In the headline of this post, I asked the rhetorical question “why should I care?” — about contemplation and contemplative practice. I think the answer to that question will vary, depending on the language of faith or spirituality that you prefer to use. A Buddhist will answer this question differently from a Trappist or a Jesuit. But it seems to me that people who have faith in God understand contemplation as authentic encounter — the encounter between “God” and “me,” even if (and often, especially if) the lines separating “me” and “God” suddenly fall away.
I can’t speak for non-theists, since I myself am a theist. But I suspect that contemplation is still an authentic encounter for non-theists, only it’s the encounter of self with self. Or perhaps you could self and Self. Ramana Maharshi talked about the “I” that encounters the “i.”
So whether contemplation brings us eyeball-to-eyeball with God, or simply with our most authentic/real/interior self, either way it matters because it ushers us into the heart of things.

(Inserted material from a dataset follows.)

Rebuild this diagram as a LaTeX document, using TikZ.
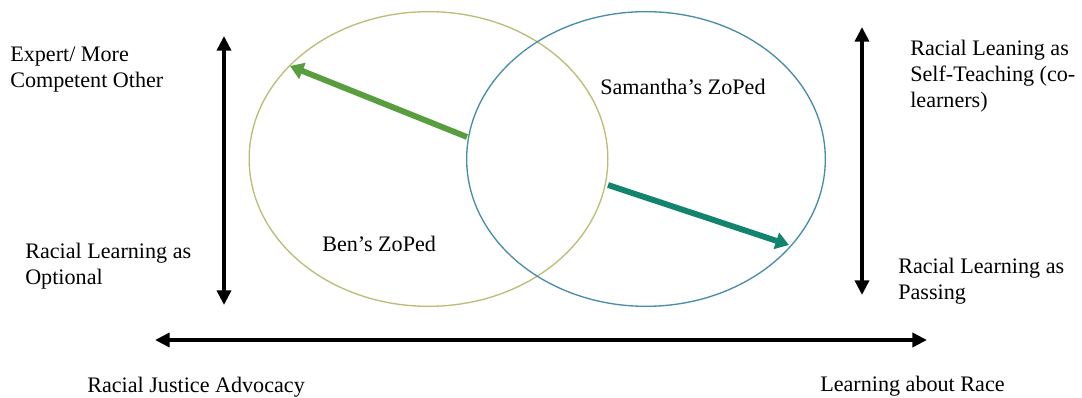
\documentclass[tikz,border=0pt]{standalone}
\usepackage{fontspec}
\setmainfont{Liberation Serif}
\usepackage{xcolor}
\definecolor{benline}{RGB}{188,188,118}
\definecolor{samline}{RGB}{72,140,168}
\definecolor{benarrow}{RGB}{88,158,62}
\definecolor{samarrow}{RGB}{18,132,110}
\usetikzlibrary{positioning, arrows.meta, shapes.geometric}

\begin{document}
\begin{tikzpicture}[
  x=0.75pt, y=-0.75pt,
  zone/.style={ellipse, draw, line width=1pt, inner sep=0pt,
              minimum width=269pt, minimum height=221pt},
  caption/.style={font=\fontsize{16.6}{19.5}\selectfont, align=left,
              anchor=base west, inner sep=0pt},
  dimarrow/.style={{Triangle[length=11pt,width=10.5pt]}-{Triangle[length=11pt,width=10.5pt]},
              line width=2.7pt},
  driftarrow/.style={-{Triangle[length=10pt,width=12.5pt]}, line width=4.4pt},
]
\useasboundingbox (0,0) rectangle (1082,398);

% Zones of proximal development
\node[zone, draw=benline] (ben) at (428.5,159) {};
\node[zone, draw=samline] (sam) at (646,159) {};
\node[caption] (benname) at (322,252) {Ben's ZoPed};
\node[caption] (samname) at (600,95) {Samantha's ZoPed};

% Pole labels (base is the last line)
\node[caption] (expert) at (10,88) {Expert/ More\\Competent Other};
\node[caption] (optional) at (25,285) {Racial Learning as\\Optional};
\node[caption] (selfteach) at (910,108) {Racial Leaning as\\Self-Teaching (co-\\learners)};
\node[caption] (passing) at (898,300) {Racial Learning as\\Passing};
\node[caption] (advocacy) at (87,393) {Racial Justice Advocacy};
\node[caption] (aboutrace) at (820,392) {Learning about Race};

% Arrow ends
\coordinate (ltop) at (224,36);
\coordinate (lbot) at (224,305);
\coordinate (rtop) at (862,27);
\coordinate (rbot) at (862,295);
\coordinate (hleft) at (155,340);
\coordinate (hright) at (927,340);
\coordinate (bentail) at (467,137);
\coordinate (benhead) at (290,66);
\coordinate (samtail) at (608,185);
\coordinate (samhead) at (789,245);

% Scales
\draw[dimarrow] (ltop) -- (lbot);
\draw[dimarrow] (rtop) -- (rbot);
\draw[dimarrow] (hleft) -- (hright);

% Movement inside the zones
\draw[driftarrow, benarrow] (bentail) -- (benhead);
\draw[driftarrow, samarrow] (samtail) -- (samhead);
\end{tikzpicture}
\end{document}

Celebrating Unity within Diversity
I love reading the writing on non-Christian contemplatives, folks like Thich Nhat Hanh, or Rumi, or Aurobindo. I see the basic unity where “deep calls to deep.” But I have no interest in shedding my identity as a Christian in favor of some sort of lowest-common-denominator bland/generic spirituality. I continue to make contemplative Christianity my home because there is a rich language, history, wisdom lineage, and set of exercises that only make sense in a Christian context. That’s not to denigrate any of the other wonderful contemplative lineages out there. Contemplatives understand that you can go deep in one tradition while simultaneously respecting and affirming the contemplative wisdom found in other traditions.
Contemplative spirituality is a place where Christians can be Christians, Buddhists can be Buddhists, Vedantists can be Vedantists, etc. Granted a lot of color outside the lines to a greater or lesser extent, but I imagine most of us have a particular place we think of as “home.” But we affirm our religious diversity while also celebrating the deep unity that contemplation reveals. There are many languages, and many stories, and many teachings, but there is only one silence. And as we get to know each other’s stories and languages, we simply find more and more paths leading us into that one silence.